My DD was in crèche from 10 months old to 19 months, then back with me as I was on maternity leave. She and my DS were back in January when I went back to work. She settled in fine but in the last few weeks has started having a mini tantrum going into her room. She runs from the main crèche door but when she gets to her room stops and refuses to go in with gentle coercion persuasion from her key worker and me.

She has told me that one little girl hits her and slaps her in the face. I brought this up to her key worker and was told the child in question can be very boisterous and is often in time out for her behaviour. Apparently several parents have mentioned it.
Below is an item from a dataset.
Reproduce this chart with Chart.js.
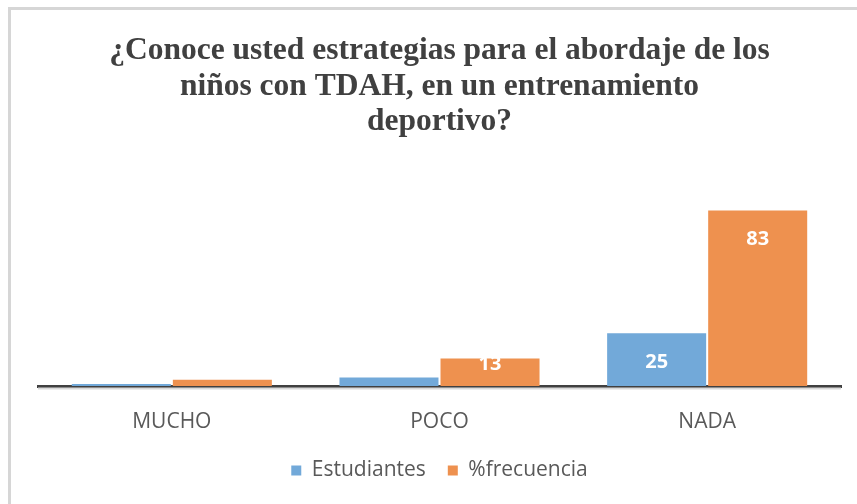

Today was the same situation with DD, the Easter break did not help.

Has anyone any experience of this/ any strategies that I can use to help DD get through this. She loved crèche prior to this, was really and settled. She has also successfully been toilet trained in the past month, could that be another source of stress for her? I am thinking maybe childminder if it doesn't get sorted. And no, not working isn't an option, DH's salary would just about cover the mortgage and his commuting costs at the mo so I need to work to keep us fed.

Sorry for the length, thanks for any suggestions.

gonerogue Tue 02-Apr-13 11:47:00

Any ideas at all?

<Bump>

HPsauceonbaconbuttiesmmm Tue 02-Apr-13 12:29:06

DS has been in nursery since 6mo. He's now 2y9m. His nursery is fab, I have no concerns. He has loved it since day 1. He had a period of about 6 weeks at about 2.5 when he had to be peeled off me, sobbing. It was horrific. I always phoned and he was always fine within 10 mins. I'm due dc2 any day so I suspect that impacted on the clinginess. DS had been toilet trained for a few months by then so doubt that has any effect.

Talking to the nursery staff, it's not unusual for kids this age to go through separation anxiety for a while. The manager recommended I get him there before breakfast (was getting later as I was off sick with spd) and it really helped. We also talked a lot about what things he enjoys at nursery and how he can ask for a cuddle from staff at any time. Also promoted a strong friendship and reminded he'd get to play with x today.

TBH in your shoes I'd want a formal chat with the manager over the behaviour of the other child and what steps are in place to ensure your child's safety. Is she happy after you've left? Does she seem happy when you pick her up? If yes, then I'd give it a bit longer. If not, I'd go with a different nursery or a childminder. I would hate to go to work every day if I thought someone there was going to slap me, must be awful for defenceless toddler. Also not a habit you want her to pick up.

Will she be going to preschool in sept? Will you need a childminder then anyway? If so maybe an early move would be best all round?

Good luck, it's heart breaking I know.

gonerogue Tue 02-Apr-13 12:46:17

Thanks for replying HP...
I'll answer your questions.

The nursery is an, all of the staff have been there since it opened about ten years ago and they are all lovely.

DD is fine once they get her involved in something, it's just getting her into the room in the first place that is taking it out of me. She is happy once I'm gone and yes, when I pick her up she usually doesn't want to leave... "I need 6 seconds" is her usual request.

I am following up with the crèche owner Nd manager re the other little girl as like you I'd hate to feel threatened in my workplace. It's the first time we've had anything like this.

Here in Ireland we get 15 hours childcare but she won't get that until September 12 months, and then school when she has just turned 5 (August birthday).

I think we will see how she goes, and after my chat with the owner will see what my next steps are, if I leave her there she will be around the other child until she is 5 so hat's a long time for feeling sad about crèche.

Thanks for your response

HPsauceonbaconbuttiesmmm Tue 02-Apr-13 14:17:28

That sounds good. She's obviously happy there if she's wanting to stay. I'd stick with it and keep going with lots of happy but quick goodbyes at the door, hard for you but better for her.

Hope it ends soon. DS barely says goodbye anymore, he's off through the gate like a shot!